Assembly Speaker Carl Heastie today announced the Assembly has passed legislation that would enable the New York City Housing Authority (NYCHA) to use an alternative procurement process in order to streamline renovations and rehabilitations, including the replacement of outdated boilers and heating systems. The bill would also require greater transparency regarding NYCHA's policies and procedures relating to lead-based paint poisoning prevention.
The New York City Housing Authority's mission is to increase opportunities for low- and moderate-income New Yorkers by providing safe, affordable housing and facilitating access to social and community services. More than 400,000 New Yorkers reside in NYCHA's 326 public housing developments across the City's five boroughs.
"Many NYCHA developments are aging and in need of maintenance and modernization," said Speaker Heastie. "This much needed legislation will allow NYCHA to speed up the procurement process, and in turn, make repairs more efficiently to ensure that the hundreds of thousands of New Yorkers that reside in NYCHA apartments are living in safe and healthy homes."
"NYCHA's outdated boilers and heating systems have led to unacceptable heating disruptions during some of the coldest days of the year," said Assemblymember Steven Cymbrowitz, chair of the Housing Committee. "Expediting the procurement process for NYCHA capital projects will help improve the quality of life for many thousands of families and individuals living in NYCHA apartments."
Under the proposal, NYCHA would be authorized to use an alternative "design-build" procurement process (A.10053, Heastie).

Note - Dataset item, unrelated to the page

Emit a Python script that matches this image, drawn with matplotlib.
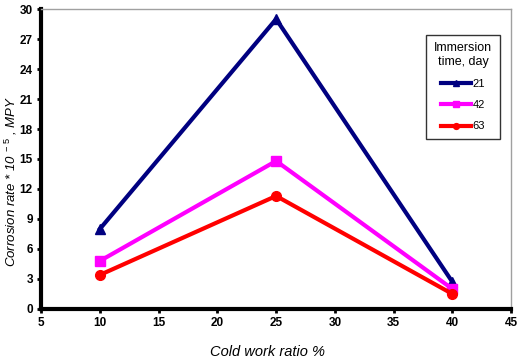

Design-build is a method of project delivery in which a single contract provides both design and construction services. This method minimizes project risk for the owner, increases the accountability of contractors and accelerates the delivery schedule by eliminating one procurement cycle and compressing the design and construction procurements into one Project Labor Agreement. By overlapping the design and construction phase, critical NYCHA projects can be delivered in a timelier manner. Contracts would be subject to applicable federal, state and local requirements for disadvantaged business enterprises and minority- and women-owned business enterprises.
The legislation also calls for greater transparency regarding efforts to reduce and prevent lead-based paint poisoning in children. Under the bill, the chair of NYCHA would be required to provide written reports on the implementation of laws concerning lead-based paint inspections and remediation that NYCHA must adhere to. The legislation will allow residents of NYCHA and various government agencies to gauge compliance.